I have to do some reading these days and I thought I could talk about books that I find conspicuous, in a sense.
Years ago I read "The Yamato Dynasty" by Mr. and Mrs. Seagrave and asked a professor of Japanese History what she thought about it. She replied that Mr. Seagrave could not be trusted because he was a TIME LIFE journalist and thus lacked real academic research methodology. I didn't quite understand at the time, but now that I read Cutss I kind of understand what she was aiming at.

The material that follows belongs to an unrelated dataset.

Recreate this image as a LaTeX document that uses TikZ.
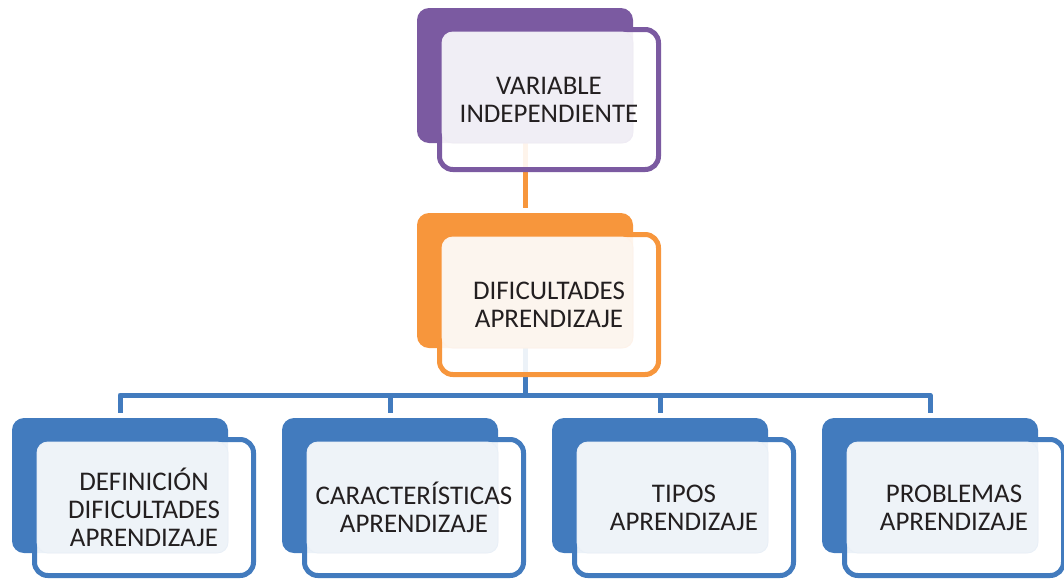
\documentclass[tikz,border=0pt]{standalone}
\usepackage{fontspec}
\setmainfont{Carlito}
\usetikzlibrary{backgrounds}
\definecolor{cpur}{HTML}{7B5AA1}
\definecolor{cora}{HTML}{F7963C}
\definecolor{cblu}{HTML}{427BBE}
\definecolor{tpur}{HTML}{F0EEF5}
\definecolor{tora}{HTML}{FCF5EE}
\definecolor{tblu}{HTML}{EEF3F8}
\definecolor{ctext}{HTML}{231F20}
\tikzset{
  backbox/.style={rectangle, rounded corners=9pt, minimum width=162pt, minimum height=101.25pt, inner sep=0pt, outer sep=0pt, draw=none},
  outbox/.style={rectangle, rounded corners=10pt, minimum width=164.25pt, line width=3.75pt, fill=white, fill opacity=0.9, inner sep=0pt, outer sep=0pt},
  textbox/.style={rounded corners=8pt, line width=0.6pt},
  lbl/.style={align=center, text=ctext, font=\fontsize{20.2}{21}\selectfont, inner sep=0pt},
  conn/.style={line width=3.75pt, line join=round},
}
\newcommand\smbox[7]{%
  \node[backbox, fill=#4] (#1b) at (#2+108,#3+67.5) {};
  \node[outbox, draw=#4, minimum height={#6*0.75pt}] (#1) at (#2+132,#3+21.5+#6/2) {};
  \path[textbox, fill=#5, draw=#4!12] (#2+25,#3+24) rectangle (#2+216,#3+135);
  \node[lbl] (#1t) at (#1.center) {#7};
}
\begin{document}
\begin{tikzpicture}[x=0.75pt,y=-0.75pt]
\useasboundingbox (0,0) rectangle (1064,579);
\smbox{v}{417}{8}{cpur}{tpur}{140}{VARIABLE\\INDEPENDIENTE}
\smbox{d}{417}{213}{cora}{tora}{140}{DIFICULTADES\\APRENDIZAJE}
\smbox{ca}{12}{418}{cblu}{tblu}{136}{DEFINICIÓN\\DIFICULTADES\\APRENDIZAJE}
\smbox{cb}{282}{418}{cblu}{tblu}{136}{CARACTERÍSTICAS\\APRENDIZAJE}
\smbox{cc}{552}{418}{cblu}{tblu}{136}{TIPOS\\APRENDIZAJE}
\smbox{cd}{822}{418}{cblu}{tblu}{136}{PROBLEMAS\\APRENDIZAJE}
\begin{scope}[on background layer]
  \coordinate (busy) at (0,395);
  \coordinate (bus) at (db.south |- busy);
  \draw[conn, draw=cora, shorten >=3.75pt] (vb.south) -- (db.north);
  \draw[conn, draw=cblu] (db.south) -- (bus);
  \foreach \c in {ca,cb,cc,cd} \draw[conn, draw=cblu, shorten >=3.75pt] (bus) -| (\c b.north);
\end{scope}
\end{tikzpicture}
\end{document}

Linguistic research suggests that the farther away a culture or an ethnic group lives from our point of view, the more alien they look in our eyes, the more easily we tend to believe even the most outrageous statements about it. Like
"Japanese have no individuality",
"Iranians are fundamentalist Islamists", or
"Eskimos have 300 words for snow."
I am not claiming that Mr. Cutts writes only nonsense and that his book was bad altogether. In many cases he is spot-on. What I am trying to say is that there is clear evidence that Mr. Cutts wishes to increase the sales numbers of his book by implying there were more Japanese idiosyncrasies than there really are. I don't think he meant harm, neither, but it looks like he failed to compare what he experienced to other cultural environments that he knows. He would have realized that some of his points are not as outstanding as he thought they were.